The name Sa’qad was the native Suquamish word used to refer to the area the barn/Interpretive center sits on. The word, meaning ‘to spear it’ was used to refer to the mouth of the creek, the estuary, and the very north end of Dyes Inlet.

In 1950 Kirk Best built the little barn at the mouth of Clear Creek, from recycled materials--surplus from nearby army barracks and barn boards and poles from an even older barn on the property at the head of Dyes Inlet. The barn sat sentinel on the estuary named by the Best family as Tides End, while Harriet and Kirk raised their family and kept their farm until selling to Carlton and Betty Smith in 1960. The Smith family lived on the property raising their family, for 30 years before donating the barn and surrounding property to the Kitsap Land Trust (now the Great Peninsula Conservancy), thus preserving the estuary, the barn and providing impetus to the start of the Clear Creek Trail system. Two generations of Silverdale youth have fond memories of playing in and around the Best, and then later Smith, barn.

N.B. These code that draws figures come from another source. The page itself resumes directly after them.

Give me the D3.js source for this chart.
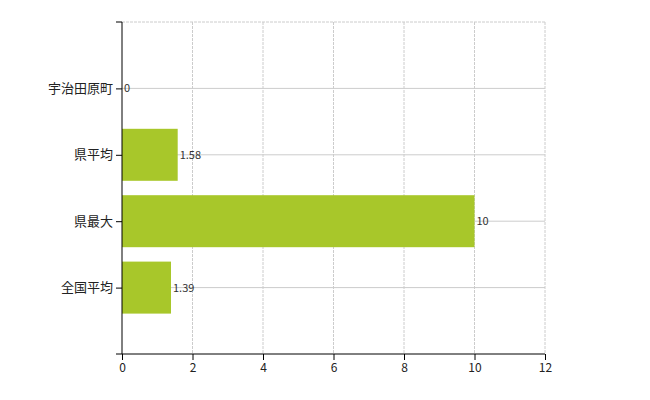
<!DOCTYPE html>
<html><head><meta charset="utf-8">
<script src="https://cdn.jsdelivr.net/npm/d3@7"></script>
<style>body{margin:0;background:#fff}</style>
</head><body>
<svg id="chart" width="650" height="400"></svg>
<script>
const categories = ['宇治田原町', '県平均', '県最大', '全国平均'];
const values = [0, 1.58, 10, 1.39];
const xTicks = [0, 2, 4, 6, 8, 10, 12];

(function () {
const svg = d3.select('#chart');
const mLeft = 122, mRight = 545, mTop = 22, mBottom = 354;
const font = '"Noto Sans CJK JP", "Noto Sans", sans-serif';

const x = d3.scaleLinear().domain([0, 12]).range([mLeft, mRight]);
const y = d3.scalePoint().domain(categories).range([mTop, mBottom]).padding(1);
const barH = 52;

// vertical dashed grid
svg.append('g').selectAll('line').data(xTicks.slice(1)).join('line')
  .attr('x1', d => x(d)).attr('x2', d => x(d)).attr('y1', mTop).attr('y2', mBottom)
  .attr('stroke', '#ccc').attr('stroke-dasharray', '3,1');
// top dashed line
svg.append('line').attr('x1', mLeft).attr('x2', mRight).attr('y1', mTop).attr('y2', mTop)
  .attr('stroke', '#ccc').attr('stroke-dasharray', '3,1');
// horizontal grid at categories
svg.append('g').selectAll('line').data(categories).join('line')
  .attr('x1', mLeft).attr('x2', mRight).attr('y1', d => y(d)).attr('y2', d => y(d))
  .attr('stroke', '#ccc');

svg.append('g').selectAll('rect').data(values).join('rect')
  .attr('x', x(0)).attr('y', (d, i) => y(categories[i]) - barH / 2)
  .attr('width', d => x(d) - x(0)).attr('height', barH)
  .attr('fill', '#a8c72a');

svg.append('g').selectAll('text').data(values).join('text')
  .attr('x', d => x(d) + 2).attr('y', (d, i) => y(categories[i]) + 4)
  .attr('font-size', 11).attr('font-family', font).attr('fill', '#333')
  .text(d => d);

const xAxis = svg.append('g').attr('transform', `translate(0,${mBottom})`)
  .call(d3.axisBottom(x).tickValues(xTicks).tickSize(6).tickSizeOuter(0));
xAxis.select('.domain').attr('d', `M${mLeft - 6},0H${mRight}`);
xAxis.selectAll('text').attr('font-size', 12).attr('font-family', font).attr('fill', '#222');

const yAxis = svg.append('g').attr('transform', `translate(${mLeft},0)`)
  .call(d3.axisLeft(y).tickSize(6).tickSizeOuter(0));
yAxis.select('.domain').attr('d', `M0,${mTop}V${mBottom}`);
yAxis.append('line').attr('x1', -6).attr('x2', 0).attr('y1', mTop).attr('y2', mTop).attr('stroke', '#000');
yAxis.selectAll('text').attr('font-size', 13).attr('font-family', font).attr('fill', '#222');
})();
</script>
</body></html>
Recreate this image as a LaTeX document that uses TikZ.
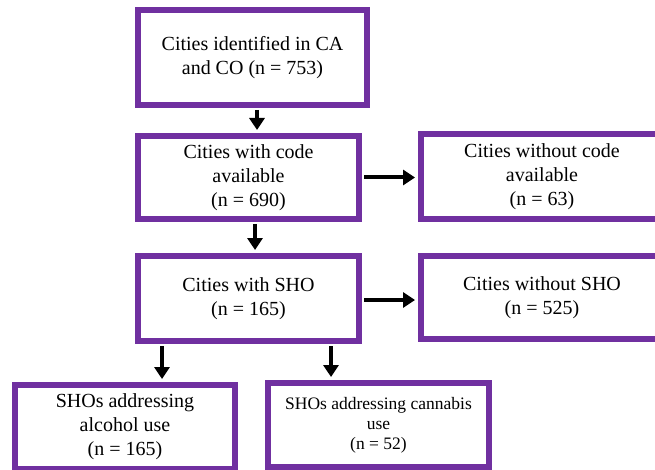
\documentclass[tikz,border=0pt]{standalone}
\usepackage{fontspec}
\setmainfont{Liberation Serif}
\usetikzlibrary{arrows.meta}
\definecolor{boxpurple}{HTML}{7030A0}
\begin{document}
\begin{tikzpicture}[x=1pt,y=-1pt,
  flowbox/.style={draw=boxpurple, line width=6pt, fill=white, rectangle,
    align=center, inner sep=0pt, font=\fontsize{20}{24}\selectfont},
  smalltext/.style={font=\fontsize{17.5}{20}\selectfont},
  arr/.style={line width=4pt, -{Triangle[width=15pt,length=12pt]}, shorten >=3pt, shorten <=2pt}
]
\useasboundingbox (0,0) rectangle (655,470);
\begin{scope}
\clip (0,0) rectangle (655,470);
\node[flowbox, minimum width=229pt, minimum height=95pt] (b1) at (252.5,57.5)
  {Cities identified in CA\\and CO (n = 753)};
\node[flowbox, minimum width=221pt, minimum height=83pt] (b2) at (248.5,177.5)
  {Cities with code\\available\\(n = 690)};
\node[flowbox, minimum width=242pt, minimum height=85pt] (b3) at (542,176.5)
  {Cities without code\\available\\(n = 63)};
\node[flowbox, minimum width=221pt, minimum height=85pt] (b4) at (248.5,298.5)
  {Cities with SHO\\(n = 165)};
\node[flowbox, minimum width=242pt, minimum height=83pt] (b5) at (542,297.5)
  {Cities without SHO\\(n = 525)};
\node[flowbox, minimum width=220pt, minimum height=84pt] (b6) at (125,427)
  {SHOs addressing\\alcohol use\\(n = 165)};
\node[flowbox, smalltext, minimum width=221pt, minimum height=84pt] (b7) at (378.5,425)
  {SHOs addressing cannabis\\use\\(n = 52)};
\end{scope}
\coordinate (x1) at (257,0);
\coordinate (x2) at (255,0);
\coordinate (x3) at (162,0);
\coordinate (x4) at (331,0);
\coordinate (y5) at (0,300);
\draw[arr] (b1.south -| x1) -- (b2.north -| x1);
\draw[arr] (b2.south -| x2) -- (b4.north -| x2);
\draw[arr] (b2.east) -- (b2.east -| b3.west);
\draw[arr] (b4.east |- y5) -- (b5.west |- y5);
\draw[arr] (b4.south -| x3) -- (b6.north -| x3);
\draw[arr] (b4.south -| x4) -- (b7.north -| x4);
\end{tikzpicture}
\end{document}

In 1995, after years of disuse and neglect the Clear Creek Task Force began the long process and tremendous task of restoring and renovating the nearly 50 year old barn into a small environmental/historical/native heritage interpretive center.

With tens of thousands of dollars in in-kind materials, professional services and donated labor, after seven years later the Clear Creek/Sa’qad Interpretive Center stands ready to receive visitors, families, students, young and old. (more to follow)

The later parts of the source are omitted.